Go through the data and copy every line exactly, but not the images.

==================================================

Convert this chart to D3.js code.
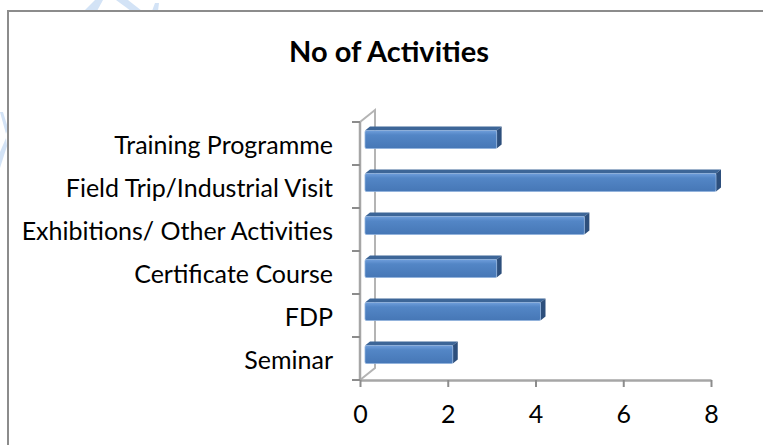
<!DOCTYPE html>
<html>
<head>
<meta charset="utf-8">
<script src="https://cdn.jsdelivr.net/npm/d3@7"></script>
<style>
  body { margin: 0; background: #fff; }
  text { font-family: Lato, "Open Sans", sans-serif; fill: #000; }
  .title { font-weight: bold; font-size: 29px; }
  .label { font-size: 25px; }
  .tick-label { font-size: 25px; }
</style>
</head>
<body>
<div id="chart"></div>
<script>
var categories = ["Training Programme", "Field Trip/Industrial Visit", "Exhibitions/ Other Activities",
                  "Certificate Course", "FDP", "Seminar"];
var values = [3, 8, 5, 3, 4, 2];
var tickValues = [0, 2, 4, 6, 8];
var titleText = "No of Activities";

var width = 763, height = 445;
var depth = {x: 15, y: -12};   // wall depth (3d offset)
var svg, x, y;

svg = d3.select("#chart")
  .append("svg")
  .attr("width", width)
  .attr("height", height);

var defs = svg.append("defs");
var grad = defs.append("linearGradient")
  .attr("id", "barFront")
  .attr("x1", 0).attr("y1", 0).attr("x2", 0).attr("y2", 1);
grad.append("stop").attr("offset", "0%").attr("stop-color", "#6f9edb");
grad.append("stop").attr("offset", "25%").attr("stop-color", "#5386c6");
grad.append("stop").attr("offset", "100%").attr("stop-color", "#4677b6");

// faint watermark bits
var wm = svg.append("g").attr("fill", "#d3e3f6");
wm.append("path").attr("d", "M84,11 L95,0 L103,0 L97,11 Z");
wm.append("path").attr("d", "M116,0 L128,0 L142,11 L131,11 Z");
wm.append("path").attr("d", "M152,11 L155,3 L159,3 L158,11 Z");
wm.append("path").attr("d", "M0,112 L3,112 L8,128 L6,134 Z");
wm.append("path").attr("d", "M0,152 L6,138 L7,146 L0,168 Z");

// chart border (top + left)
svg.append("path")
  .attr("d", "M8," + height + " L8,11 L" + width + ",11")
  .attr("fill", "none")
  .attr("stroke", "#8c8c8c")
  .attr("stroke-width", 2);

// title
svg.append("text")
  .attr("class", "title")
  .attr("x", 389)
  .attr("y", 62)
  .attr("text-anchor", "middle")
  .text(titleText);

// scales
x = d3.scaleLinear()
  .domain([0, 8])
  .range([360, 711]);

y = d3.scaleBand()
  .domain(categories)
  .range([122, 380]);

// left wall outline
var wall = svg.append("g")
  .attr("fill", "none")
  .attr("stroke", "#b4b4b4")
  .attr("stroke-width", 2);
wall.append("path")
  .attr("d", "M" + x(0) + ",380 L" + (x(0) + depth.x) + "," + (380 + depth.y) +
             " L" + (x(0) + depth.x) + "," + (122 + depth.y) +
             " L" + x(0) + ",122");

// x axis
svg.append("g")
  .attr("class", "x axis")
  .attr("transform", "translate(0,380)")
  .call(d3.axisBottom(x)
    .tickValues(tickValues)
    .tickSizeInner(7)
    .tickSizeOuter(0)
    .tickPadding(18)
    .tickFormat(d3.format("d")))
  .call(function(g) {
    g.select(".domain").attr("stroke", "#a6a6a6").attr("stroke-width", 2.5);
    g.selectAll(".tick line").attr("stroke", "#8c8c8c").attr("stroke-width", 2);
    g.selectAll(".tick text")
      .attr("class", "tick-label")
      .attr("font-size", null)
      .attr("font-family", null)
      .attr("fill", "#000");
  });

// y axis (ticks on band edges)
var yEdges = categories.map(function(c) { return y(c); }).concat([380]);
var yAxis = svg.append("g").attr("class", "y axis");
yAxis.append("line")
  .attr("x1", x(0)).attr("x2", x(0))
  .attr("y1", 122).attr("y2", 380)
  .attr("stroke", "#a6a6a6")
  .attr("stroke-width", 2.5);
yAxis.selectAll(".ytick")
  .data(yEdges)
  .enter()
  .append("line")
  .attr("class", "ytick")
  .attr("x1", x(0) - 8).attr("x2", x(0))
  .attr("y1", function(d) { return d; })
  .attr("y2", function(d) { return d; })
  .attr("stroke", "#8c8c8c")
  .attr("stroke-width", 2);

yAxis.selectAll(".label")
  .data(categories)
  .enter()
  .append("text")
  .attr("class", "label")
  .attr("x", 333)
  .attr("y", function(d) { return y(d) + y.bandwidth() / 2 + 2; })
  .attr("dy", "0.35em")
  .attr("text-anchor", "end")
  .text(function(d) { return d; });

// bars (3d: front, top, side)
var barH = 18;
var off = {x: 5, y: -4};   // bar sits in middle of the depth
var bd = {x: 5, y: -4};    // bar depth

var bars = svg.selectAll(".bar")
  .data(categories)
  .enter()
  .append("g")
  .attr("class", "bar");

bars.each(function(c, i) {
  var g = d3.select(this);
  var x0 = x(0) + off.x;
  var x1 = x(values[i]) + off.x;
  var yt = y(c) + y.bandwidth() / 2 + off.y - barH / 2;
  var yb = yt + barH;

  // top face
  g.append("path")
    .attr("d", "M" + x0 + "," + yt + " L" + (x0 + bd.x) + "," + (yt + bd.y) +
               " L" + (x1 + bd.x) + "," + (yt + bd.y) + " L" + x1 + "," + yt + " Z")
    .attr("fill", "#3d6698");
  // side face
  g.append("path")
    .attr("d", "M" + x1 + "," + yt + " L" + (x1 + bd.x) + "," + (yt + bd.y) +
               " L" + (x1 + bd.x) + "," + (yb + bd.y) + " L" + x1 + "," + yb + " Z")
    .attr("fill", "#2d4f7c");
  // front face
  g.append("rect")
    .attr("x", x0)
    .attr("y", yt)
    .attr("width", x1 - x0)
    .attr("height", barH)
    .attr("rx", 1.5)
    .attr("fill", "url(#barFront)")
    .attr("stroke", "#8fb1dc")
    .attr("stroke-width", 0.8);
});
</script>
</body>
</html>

==================================================

> [Output]:
Convert this chart to D3.js code.
<!DOCTYPE html>
<html>
<head>
<meta charset="utf-8">
<script src="https://cdn.jsdelivr.net/npm/d3@7"></script>
<style>
  body { margin: 0; background: #fff; }
  text { font-family: Lato, "Open Sans", sans-serif; fill: #000; }
  .title { font-weight: bold; font-size: 29px; }
  .label { font-size: 25px; }
  .tick-label { font-size: 25px; }
</style>
</head>
<body>
<div id="chart"></div>
<script>
var categories = ["Training Programme", "Field Trip/Industrial Visit", "Exhibitions/ Other Activities",
                  "Certificate Course", "FDP", "Seminar"];
var values = [3, 8, 5, 3, 4, 2];
var tickValues = [0, 2, 4, 6, 8];
var titleText = "No of Activities";

var width = 763, height = 445;
var depth = {x: 15, y: -12};   // wall depth (3d offset)
var svg, x, y;

svg = d3.select("#chart")
  .append("svg")
  .attr("width", width)
  .attr("height", height);

var defs = svg.append("defs");
var grad = defs.append("linearGradient")
  .attr("id", "barFront")
  .attr("x1", 0).attr("y1", 0).attr("x2", 0).attr("y2", 1);
grad.append("stop").attr("offset", "0%").attr("stop-color", "#6f9edb");
grad.append("stop").attr("offset", "25%").attr("stop-color", "#5386c6");
grad.append("stop").attr("offset", "100%").attr("stop-color", "#4677b6");

// faint watermark bits
var wm = svg.append("g").attr("fill", "#d3e3f6");
wm.append("path").attr("d", "M84,11 L95,0 L103,0 L97,11 Z");
wm.append("path").attr("d", "M116,0 L128,0 L142,11 L131,11 Z");
wm.append("path").attr("d", "M152,11 L155,3 L159,3 L158,11 Z");
wm.append("path").attr("d", "M0,112 L3,112 L8,128 L6,134 Z");
wm.append("path").attr("d", "M0,152 L6,138 L7,146 L0,168 Z");

// chart border (top + left)
svg.append("path")
  .attr("d", "M8," + height + " L8,11 L" + width + ",11")
  .attr("fill", "none")
  .attr("stroke", "#8c8c8c")
  .attr("stroke-width", 2);

// title
svg.append("text")
  .attr("class", "title")
  .attr("x", 389)
  .attr("y", 62)
  .attr("text-anchor", "middle")
  .text(titleText);

// scales
x = d3.scaleLinear()
  .domain([0, 8])
  .range([360, 711]);

y = d3.scaleBand()
  .domain(categories)
  .range([122, 380]);

// left wall outline
var wall = svg.append("g")
  .attr("fill", "none")
  .attr("stroke", "#b4b4b4")
  .attr("stroke-width", 2);
wall.append("path")
  .attr("d", "M" + x(0) + ",380 L" + (x(0) + depth.x) + "," + (380 + depth.y) +
             " L" + (x(0) + depth.x) + "," + (122 + depth.y) +
             " L" + x(0) + ",122");

// x axis
svg.append("g")
  .attr("class", "x axis")
  .attr("transform", "translate(0,380)")
  .call(d3.axisBottom(x)
    .tickValues(tickValues)
    .tickSizeInner(7)
    .tickSizeOuter(0)
    .tickPadding(18)
    .tickFormat(d3.format("d")))
  .call(function(g) {
    g.select(".domain").attr("stroke", "#a6a6a6").attr("stroke-width", 2.5);
    g.selectAll(".tick line").attr("stroke", "#8c8c8c").attr("stroke-width", 2);
    g.selectAll(".tick text")
      .attr("class", "tick-label")
      .attr("font-size", null)
      .attr("font-family", null)
      .attr("fill", "#000");
  });

// y axis (ticks on band edges)
var yEdges = categories.map(function(c) { return y(c); }).concat([380]);
var yAxis = svg.append("g").attr("class", "y axis");
yAxis.append("line")
  .attr("x1", x(0)).attr("x2", x(0))
  .attr("y1", 122).attr("y2", 380)
  .attr("stroke", "#a6a6a6")
  .attr("stroke-width", 2.5);
yAxis.selectAll(".ytick")
  .data(yEdges)
  .enter()
  .append("line")
  .attr("class", "ytick")
  .attr("x1", x(0) - 8).attr("x2", x(0))
  .attr("y1", function(d) { return d; })
  .attr("y2", function(d) { return d; })
  .attr("stroke", "#8c8c8c")
  .attr("stroke-width", 2);

yAxis.selectAll(".label")
  .data(categories)
  .enter()
  .append("text")
  .attr("class", "label")
  .attr("x", 333)
  .attr("y", function(d) { return y(d) + y.bandwidth() / 2 + 2; })
  .attr("dy", "0.35em")
  .attr("text-anchor", "end")
  .text(function(d) { return d; });

// bars (3d: front, top, side)
var barH = 18;
var off = {x: 5, y: -4};   // bar sits in middle of the depth
var bd = {x: 5, y: -4};    // bar depth

var bars = svg.selectAll(".bar")
  .data(categories)
  .enter()
  .append("g")
  .attr("class", "bar");

bars.each(function(c, i) {
  var g = d3.select(this);
  var x0 = x(0) + off.x;
  var x1 = x(values[i]) + off.x;
  var yt = y(c) + y.bandwidth() / 2 + off.y - barH / 2;
  var yb = yt + barH;

  // top face
  g.append("path")
    .attr("d", "M" + x0 + "," + yt + " L" + (x0 + bd.x) + "," + (yt + bd.y) +
               " L" + (x1 + bd.x) + "," + (yt + bd.y) + " L" + x1 + "," + yt + " Z")
    .attr("fill", "#3d6698");
  // side face
  g.append("path")
    .attr("d", "M" + x1 + "," + yt + " L" + (x1 + bd.x) + "," + (yt + bd.y) +
               " L" + (x1 + bd.x) + "," + (yb + bd.y) + " L" + x1 + "," + yb + " Z")
    .attr("fill", "#2d4f7c");
  // front face
  g.append("rect")
    .attr("x", x0)
    .attr("y", yt)
    .attr("width", x1 - x0)
    .attr("height", barH)
    .attr("rx", 1.5)
    .attr("fill", "url(#barFront)")
    .attr("stroke", "#8fb1dc")
    .attr("stroke-width", 0.8);
});
</script>
</body>
</html>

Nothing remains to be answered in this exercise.